§ Work required:
Leave out the images and repeat the listing below without a single change.

§ Data to process:
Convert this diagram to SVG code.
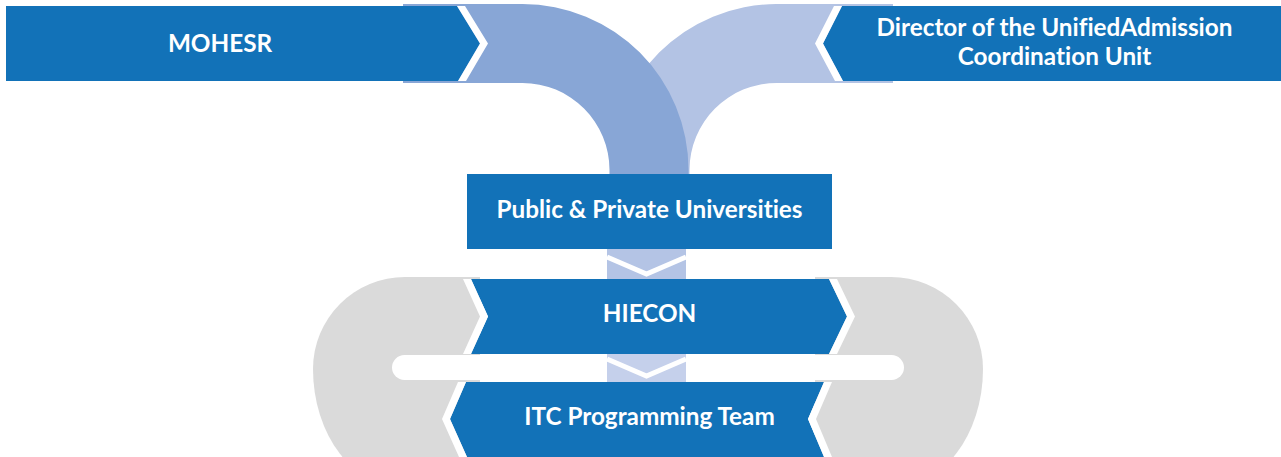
<svg xmlns="http://www.w3.org/2000/svg" width="1281" height="457" viewBox="0 0 1281 457">
  <style>
    .box { fill: #1272B8; }
    .edge { fill: #FFFFFF; }
    .lbl { font-family: Lato, "Liberation Sans", sans-serif; font-weight: 700; font-size: 24.3px; fill: #FFFFFF; text-anchor: middle; font-variant-ligatures: none; }
    .vgap { fill: none; stroke: #FFFFFF; stroke-width: 5; }
  </style>
  <rect width="1281" height="457" fill="#FFFFFF"/>

  <g id="connectors">
    <!-- gray loop pieces -->
    <path d="M480,277 L405,277 A92,92 0 0 0 313,369 A92,120 0 0 0 405,489 L480,489 Z" fill="#DADADA"/>
    <path d="M815,277 L891,277 A92,92 0 0 1 983,369 A92,120 0 0 1 891,489 L815,489 Z" fill="#DADADA"/>
    <rect x="392" y="355" width="512" height="25" rx="12.5" fill="#FFFFFF"/>
    <!-- curved bands -->
    <path d="M893,4 L776.5,4 A166,166 0 0 0 610.5,170 L610.5,178 L689.5,178 L689.5,170 A87,87 0 0 1 776.5,83 L893,83 Z" fill="#B3C3E4"/>
    <path d="M403,4 L522.5,4 A166,166 0 0 1 688.5,170 L688.5,178 L609.5,178 L609.5,170 A87,87 0 0 0 522.5,83 L403,83 Z" fill="#88A6D6"/>
    <!-- down chevrons -->
    <rect x="607" y="248" width="79" height="32" fill="#B4C4E5"/>
    <polyline class="vgap" points="607,257 646.5,274 686,257"/>
    <rect x="607" y="353" width="79" height="30" fill="#C5D0EB"/>
    <polyline class="vgap" points="607,359 646.5,376 686,359"/>
  </g>

  <g id="mohesr">
    <polygon class="box" points="6,6 457,6 480,43.5 458,81 6,81"/>
    <polygon class="edge" points="457,6 480,43.5 458,81 466,81 488,43.5 465,6"/>
    <text class="lbl" x="220" y="52">MOHESR</text>
  </g>

  <g id="director">
    <polygon class="box" points="842,6 1281,6 1281,81 843,81 823,43.5"/>
    <polygon class="edge" points="842,6 823,43.5 843,81 835,81 815,43.5 834,6"/>
    <text class="lbl" x="1054.5" y="36">Director of the UnifiedAdmission</text>
    <text class="lbl" x="1054.5" y="65">Coordination Unit</text>
  </g>

  <g id="universities">
    <rect class="box" x="467" y="174" width="365" height="75"/>
    <text class="lbl" x="649.5" y="218">Public &amp; Private Universities</text>
  </g>

  <g id="hiecon">
    <polygon class="box" points="471,279 829,279 847,316.5 829,354 471,354 488,316.5"/>
    <polygon class="edge" points="471,279 488,316.5 471,354 463,354 480,316.5 463,279"/>
    <polygon class="edge" points="829,279 847,316.5 829,354 837,354 855,316.5 837,279"/>
    <text class="lbl" x="649.5" y="322">HIECON</text>
  </g>

  <g id="itc">
    <polygon class="box" points="466,382 824,382 808,419 824,457 467,457 450,419"/>
    <polygon class="edge" points="466,382 450,419 467,457 459,457 442,419 458,382"/>
    <polygon class="edge" points="824,382 808,419 824,457 832,457 816,419 832,382"/>
    <text class="lbl" x="649.5" y="425">ITC Programming Team</text>
  </g>
</svg>
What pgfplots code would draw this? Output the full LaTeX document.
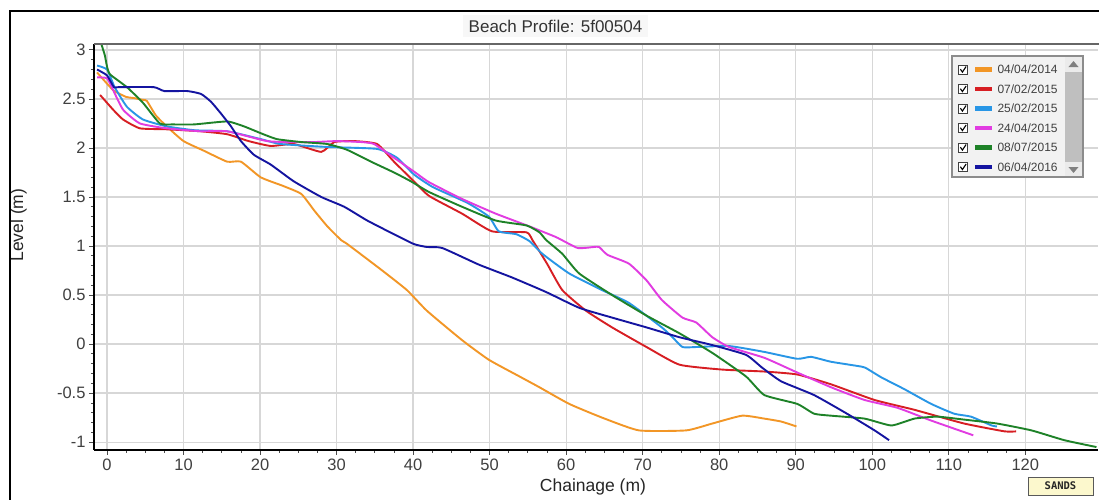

§ Complete answer:
Convert this diagram to SVG code.
<svg xmlns="http://www.w3.org/2000/svg" width="1281" height="457" viewBox="0 0 1281 457">
  <style>
    .box { fill: #1272B8; }
    .edge { fill: #FFFFFF; }
    .lbl { font-family: Lato, "Liberation Sans", sans-serif; font-weight: 700; font-size: 24.3px; fill: #FFFFFF; text-anchor: middle; font-variant-ligatures: none; }
    .vgap { fill: none; stroke: #FFFFFF; stroke-width: 5; }
  </style>
  <rect width="1281" height="457" fill="#FFFFFF"/>

  <g id="connectors">
    <!-- gray loop pieces -->
    <path d="M480,277 L405,277 A92,92 0 0 0 313,369 A92,120 0 0 0 405,489 L480,489 Z" fill="#DADADA"/>
    <path d="M815,277 L891,277 A92,92 0 0 1 983,369 A92,120 0 0 1 891,489 L815,489 Z" fill="#DADADA"/>
    <rect x="392" y="355" width="512" height="25" rx="12.5" fill="#FFFFFF"/>
    <!-- curved bands -->
    <path d="M893,4 L776.5,4 A166,166 0 0 0 610.5,170 L610.5,178 L689.5,178 L689.5,170 A87,87 0 0 1 776.5,83 L893,83 Z" fill="#B3C3E4"/>
    <path d="M403,4 L522.5,4 A166,166 0 0 1 688.5,170 L688.5,178 L609.5,178 L609.5,170 A87,87 0 0 0 522.5,83 L403,83 Z" fill="#88A6D6"/>
    <!-- down chevrons -->
    <rect x="607" y="248" width="79" height="32" fill="#B4C4E5"/>
    <polyline class="vgap" points="607,257 646.5,274 686,257"/>
    <rect x="607" y="353" width="79" height="30" fill="#C5D0EB"/>
    <polyline class="vgap" points="607,359 646.5,376 686,359"/>
  </g>

  <g id="mohesr">
    <polygon class="box" points="6,6 457,6 480,43.5 458,81 6,81"/>
    <polygon class="edge" points="457,6 480,43.5 458,81 466,81 488,43.5 465,6"/>
    <text class="lbl" x="220" y="52">MOHESR</text>
  </g>

  <g id="director">
    <polygon class="box" points="842,6 1281,6 1281,81 843,81 823,43.5"/>
    <polygon class="edge" points="842,6 823,43.5 843,81 835,81 815,43.5 834,6"/>
    <text class="lbl" x="1054.5" y="36">Director of the UnifiedAdmission</text>
    <text class="lbl" x="1054.5" y="65">Coordination Unit</text>
  </g>

  <g id="universities">
    <rect class="box" x="467" y="174" width="365" height="75"/>
    <text class="lbl" x="649.5" y="218">Public &amp; Private Universities</text>
  </g>

  <g id="hiecon">
    <polygon class="box" points="471,279 829,279 847,316.5 829,354 471,354 488,316.5"/>
    <polygon class="edge" points="471,279 488,316.5 471,354 463,354 480,316.5 463,279"/>
    <polygon class="edge" points="829,279 847,316.5 829,354 837,354 855,316.5 837,279"/>
    <text class="lbl" x="649.5" y="322">HIECON</text>
  </g>

  <g id="itc">
    <polygon class="box" points="466,382 824,382 808,419 824,457 467,457 450,419"/>
    <polygon class="edge" points="466,382 450,419 467,457 459,457 442,419 458,382"/>
    <polygon class="edge" points="824,382 808,419 824,457 832,457 816,419 832,382"/>
    <text class="lbl" x="649.5" y="425">ITC Programming Team</text>
  </g>
</svg>
What pgfplots code would draw this? Output the full LaTeX document.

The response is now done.